● **WRITTEN EXERCISE**: From the first line of the data below through the line holding "const y = d3.scaleLinear().domain([-0.025, 0.25]).range([B, T]);", output each line exactly and leave the pictures out.

#### GIVEN INFORMATION

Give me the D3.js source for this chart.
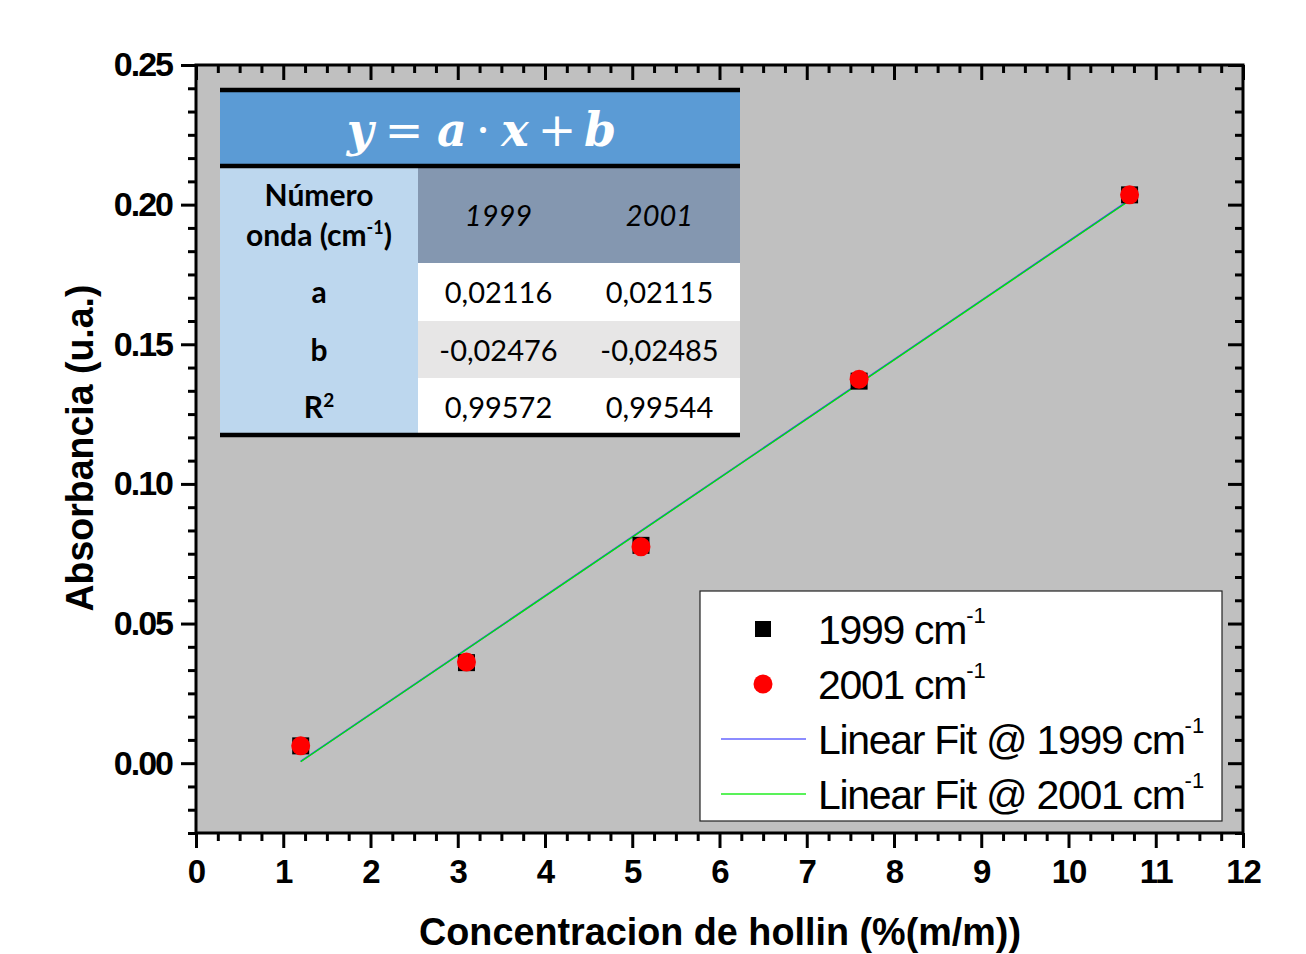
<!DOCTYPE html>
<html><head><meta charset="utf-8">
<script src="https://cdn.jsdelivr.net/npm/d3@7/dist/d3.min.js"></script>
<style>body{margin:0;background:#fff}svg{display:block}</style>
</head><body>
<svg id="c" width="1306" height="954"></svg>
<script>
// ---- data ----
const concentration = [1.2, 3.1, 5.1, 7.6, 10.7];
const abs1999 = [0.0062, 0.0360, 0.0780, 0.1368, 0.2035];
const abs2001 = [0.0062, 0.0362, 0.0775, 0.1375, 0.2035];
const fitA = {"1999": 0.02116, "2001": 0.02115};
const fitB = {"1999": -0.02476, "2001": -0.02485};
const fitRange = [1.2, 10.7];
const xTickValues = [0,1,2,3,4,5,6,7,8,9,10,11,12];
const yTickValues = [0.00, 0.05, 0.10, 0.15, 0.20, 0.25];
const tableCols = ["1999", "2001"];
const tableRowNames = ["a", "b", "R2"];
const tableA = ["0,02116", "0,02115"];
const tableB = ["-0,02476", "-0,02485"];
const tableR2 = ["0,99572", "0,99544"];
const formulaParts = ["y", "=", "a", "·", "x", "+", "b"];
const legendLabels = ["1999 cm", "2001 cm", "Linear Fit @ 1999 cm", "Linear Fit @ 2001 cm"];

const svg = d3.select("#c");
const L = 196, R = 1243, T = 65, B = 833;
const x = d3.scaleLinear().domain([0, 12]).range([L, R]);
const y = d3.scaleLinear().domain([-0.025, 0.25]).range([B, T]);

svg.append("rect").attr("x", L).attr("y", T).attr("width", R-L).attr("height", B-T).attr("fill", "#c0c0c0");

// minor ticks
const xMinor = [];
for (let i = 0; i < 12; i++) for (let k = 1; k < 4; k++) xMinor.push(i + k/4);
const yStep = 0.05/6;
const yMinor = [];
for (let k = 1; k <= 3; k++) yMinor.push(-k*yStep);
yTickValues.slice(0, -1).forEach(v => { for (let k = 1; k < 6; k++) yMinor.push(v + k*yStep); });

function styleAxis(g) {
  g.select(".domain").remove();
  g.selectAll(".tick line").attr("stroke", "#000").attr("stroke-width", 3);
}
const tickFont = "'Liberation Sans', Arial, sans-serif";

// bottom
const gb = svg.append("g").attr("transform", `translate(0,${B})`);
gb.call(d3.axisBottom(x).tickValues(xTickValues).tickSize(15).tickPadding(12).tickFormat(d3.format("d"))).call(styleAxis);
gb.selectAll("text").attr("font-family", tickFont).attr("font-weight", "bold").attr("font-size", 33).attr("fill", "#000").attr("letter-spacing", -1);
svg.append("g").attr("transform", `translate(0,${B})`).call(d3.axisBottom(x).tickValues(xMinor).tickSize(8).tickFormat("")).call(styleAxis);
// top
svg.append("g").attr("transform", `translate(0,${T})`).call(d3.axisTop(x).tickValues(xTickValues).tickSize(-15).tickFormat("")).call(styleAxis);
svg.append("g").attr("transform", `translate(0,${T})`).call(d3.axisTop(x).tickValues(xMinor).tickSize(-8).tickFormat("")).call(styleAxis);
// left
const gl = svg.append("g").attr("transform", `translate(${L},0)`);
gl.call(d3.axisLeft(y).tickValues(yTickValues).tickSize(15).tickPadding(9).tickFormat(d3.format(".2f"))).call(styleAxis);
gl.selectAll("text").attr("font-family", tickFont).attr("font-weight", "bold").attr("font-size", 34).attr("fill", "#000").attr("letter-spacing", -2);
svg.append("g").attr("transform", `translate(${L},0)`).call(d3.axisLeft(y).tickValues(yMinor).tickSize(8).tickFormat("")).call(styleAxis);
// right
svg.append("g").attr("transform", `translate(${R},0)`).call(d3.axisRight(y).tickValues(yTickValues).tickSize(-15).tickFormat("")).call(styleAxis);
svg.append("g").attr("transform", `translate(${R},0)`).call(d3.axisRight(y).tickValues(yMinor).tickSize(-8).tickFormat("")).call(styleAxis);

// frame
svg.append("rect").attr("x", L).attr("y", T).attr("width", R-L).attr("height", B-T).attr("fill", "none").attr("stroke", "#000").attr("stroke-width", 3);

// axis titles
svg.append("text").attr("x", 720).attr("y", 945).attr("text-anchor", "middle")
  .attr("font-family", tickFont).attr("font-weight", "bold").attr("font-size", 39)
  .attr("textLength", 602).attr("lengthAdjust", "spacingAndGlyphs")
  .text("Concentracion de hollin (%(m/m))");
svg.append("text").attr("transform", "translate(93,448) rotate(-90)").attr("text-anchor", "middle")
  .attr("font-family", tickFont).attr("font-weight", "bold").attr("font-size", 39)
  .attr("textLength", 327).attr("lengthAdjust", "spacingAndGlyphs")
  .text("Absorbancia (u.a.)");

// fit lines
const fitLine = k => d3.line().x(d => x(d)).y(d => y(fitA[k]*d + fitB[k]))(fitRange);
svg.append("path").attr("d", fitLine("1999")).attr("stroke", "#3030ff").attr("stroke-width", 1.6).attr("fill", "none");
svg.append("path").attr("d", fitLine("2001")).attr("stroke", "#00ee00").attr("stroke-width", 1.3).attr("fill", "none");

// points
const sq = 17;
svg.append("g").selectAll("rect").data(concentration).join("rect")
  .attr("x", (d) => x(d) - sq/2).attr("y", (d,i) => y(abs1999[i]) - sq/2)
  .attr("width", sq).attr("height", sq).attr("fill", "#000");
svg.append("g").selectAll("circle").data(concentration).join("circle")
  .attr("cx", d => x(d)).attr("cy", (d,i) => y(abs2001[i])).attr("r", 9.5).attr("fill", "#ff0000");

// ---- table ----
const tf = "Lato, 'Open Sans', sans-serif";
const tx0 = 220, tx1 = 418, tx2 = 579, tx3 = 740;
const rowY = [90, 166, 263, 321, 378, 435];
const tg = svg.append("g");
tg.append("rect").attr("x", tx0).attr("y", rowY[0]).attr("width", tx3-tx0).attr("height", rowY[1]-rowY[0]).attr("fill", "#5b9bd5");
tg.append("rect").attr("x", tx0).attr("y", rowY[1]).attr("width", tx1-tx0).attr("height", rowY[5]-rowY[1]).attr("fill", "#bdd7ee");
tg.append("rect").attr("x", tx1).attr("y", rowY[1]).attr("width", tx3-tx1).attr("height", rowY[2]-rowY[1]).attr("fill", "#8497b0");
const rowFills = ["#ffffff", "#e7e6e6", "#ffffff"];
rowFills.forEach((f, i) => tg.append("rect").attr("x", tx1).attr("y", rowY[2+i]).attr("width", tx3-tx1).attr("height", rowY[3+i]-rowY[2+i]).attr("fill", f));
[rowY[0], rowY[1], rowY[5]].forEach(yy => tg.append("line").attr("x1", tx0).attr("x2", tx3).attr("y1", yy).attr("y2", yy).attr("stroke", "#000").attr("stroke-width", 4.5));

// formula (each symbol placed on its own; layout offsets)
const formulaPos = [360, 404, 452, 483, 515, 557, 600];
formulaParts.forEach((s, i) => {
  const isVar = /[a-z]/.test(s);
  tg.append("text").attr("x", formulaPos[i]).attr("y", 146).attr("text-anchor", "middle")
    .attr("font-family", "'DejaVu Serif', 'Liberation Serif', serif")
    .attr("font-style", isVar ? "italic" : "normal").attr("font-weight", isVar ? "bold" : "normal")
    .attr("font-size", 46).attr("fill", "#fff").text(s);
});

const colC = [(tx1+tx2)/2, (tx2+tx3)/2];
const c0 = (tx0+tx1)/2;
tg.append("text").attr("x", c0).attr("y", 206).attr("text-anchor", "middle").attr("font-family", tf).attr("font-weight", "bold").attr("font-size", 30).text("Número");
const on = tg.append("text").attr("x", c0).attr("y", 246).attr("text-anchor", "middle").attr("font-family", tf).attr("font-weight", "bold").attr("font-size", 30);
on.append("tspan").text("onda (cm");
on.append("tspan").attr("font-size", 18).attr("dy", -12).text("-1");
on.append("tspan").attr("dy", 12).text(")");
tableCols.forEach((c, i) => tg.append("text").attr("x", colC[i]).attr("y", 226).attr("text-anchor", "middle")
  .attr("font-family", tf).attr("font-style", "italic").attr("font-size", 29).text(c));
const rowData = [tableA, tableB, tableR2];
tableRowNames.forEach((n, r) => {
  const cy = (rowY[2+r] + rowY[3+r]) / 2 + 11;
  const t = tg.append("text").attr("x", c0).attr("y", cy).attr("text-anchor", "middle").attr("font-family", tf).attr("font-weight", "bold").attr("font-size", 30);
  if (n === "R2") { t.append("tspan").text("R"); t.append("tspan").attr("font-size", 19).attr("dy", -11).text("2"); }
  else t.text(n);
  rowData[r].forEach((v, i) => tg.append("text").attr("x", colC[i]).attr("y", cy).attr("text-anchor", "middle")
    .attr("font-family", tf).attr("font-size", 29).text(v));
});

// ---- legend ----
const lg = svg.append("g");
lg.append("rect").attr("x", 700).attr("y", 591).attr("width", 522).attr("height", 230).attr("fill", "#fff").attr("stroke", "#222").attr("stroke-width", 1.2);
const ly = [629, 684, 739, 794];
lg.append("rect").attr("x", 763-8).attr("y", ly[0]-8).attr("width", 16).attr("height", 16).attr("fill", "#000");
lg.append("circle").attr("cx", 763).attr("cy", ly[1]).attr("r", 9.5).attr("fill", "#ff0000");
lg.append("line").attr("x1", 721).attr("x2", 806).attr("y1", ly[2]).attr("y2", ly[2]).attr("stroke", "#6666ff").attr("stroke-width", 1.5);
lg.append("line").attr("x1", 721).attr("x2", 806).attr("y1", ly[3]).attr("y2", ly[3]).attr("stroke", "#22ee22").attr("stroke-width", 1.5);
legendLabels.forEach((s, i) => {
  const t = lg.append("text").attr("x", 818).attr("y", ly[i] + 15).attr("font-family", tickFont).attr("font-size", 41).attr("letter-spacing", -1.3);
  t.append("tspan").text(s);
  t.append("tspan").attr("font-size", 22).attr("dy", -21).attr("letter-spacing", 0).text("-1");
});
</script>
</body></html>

########

● **FULL SOLUTION**:
Give me the D3.js source for this chart.
<!DOCTYPE html>
<html><head><meta charset="utf-8">
<script src="https://cdn.jsdelivr.net/npm/d3@7/dist/d3.min.js"></script>
<style>body{margin:0;background:#fff}svg{display:block}</style>
</head><body>
<svg id="c" width="1306" height="954"></svg>
<script>
// ---- data ----
const concentration = [1.2, 3.1, 5.1, 7.6, 10.7];
const abs1999 = [0.0062, 0.0360, 0.0780, 0.1368, 0.2035];
const abs2001 = [0.0062, 0.0362, 0.0775, 0.1375, 0.2035];
const fitA = {"1999": 0.02116, "2001": 0.02115};
const fitB = {"1999": -0.02476, "2001": -0.02485};
const fitRange = [1.2, 10.7];
const xTickValues = [0,1,2,3,4,5,6,7,8,9,10,11,12];
const yTickValues = [0.00, 0.05, 0.10, 0.15, 0.20, 0.25];
const tableCols = ["1999", "2001"];
const tableRowNames = ["a", "b", "R2"];
const tableA = ["0,02116", "0,02115"];
const tableB = ["-0,02476", "-0,02485"];
const tableR2 = ["0,99572", "0,99544"];
const formulaParts = ["y", "=", "a", "·", "x", "+", "b"];
const legendLabels = ["1999 cm", "2001 cm", "Linear Fit @ 1999 cm", "Linear Fit @ 2001 cm"];

const svg = d3.select("#c");
const L = 196, R = 1243, T = 65, B = 833;
const x = d3.scaleLinear().domain([0, 12]).range([L, R]);
const y = d3.scaleLinear().domain([-0.025, 0.25]).range([B, T]);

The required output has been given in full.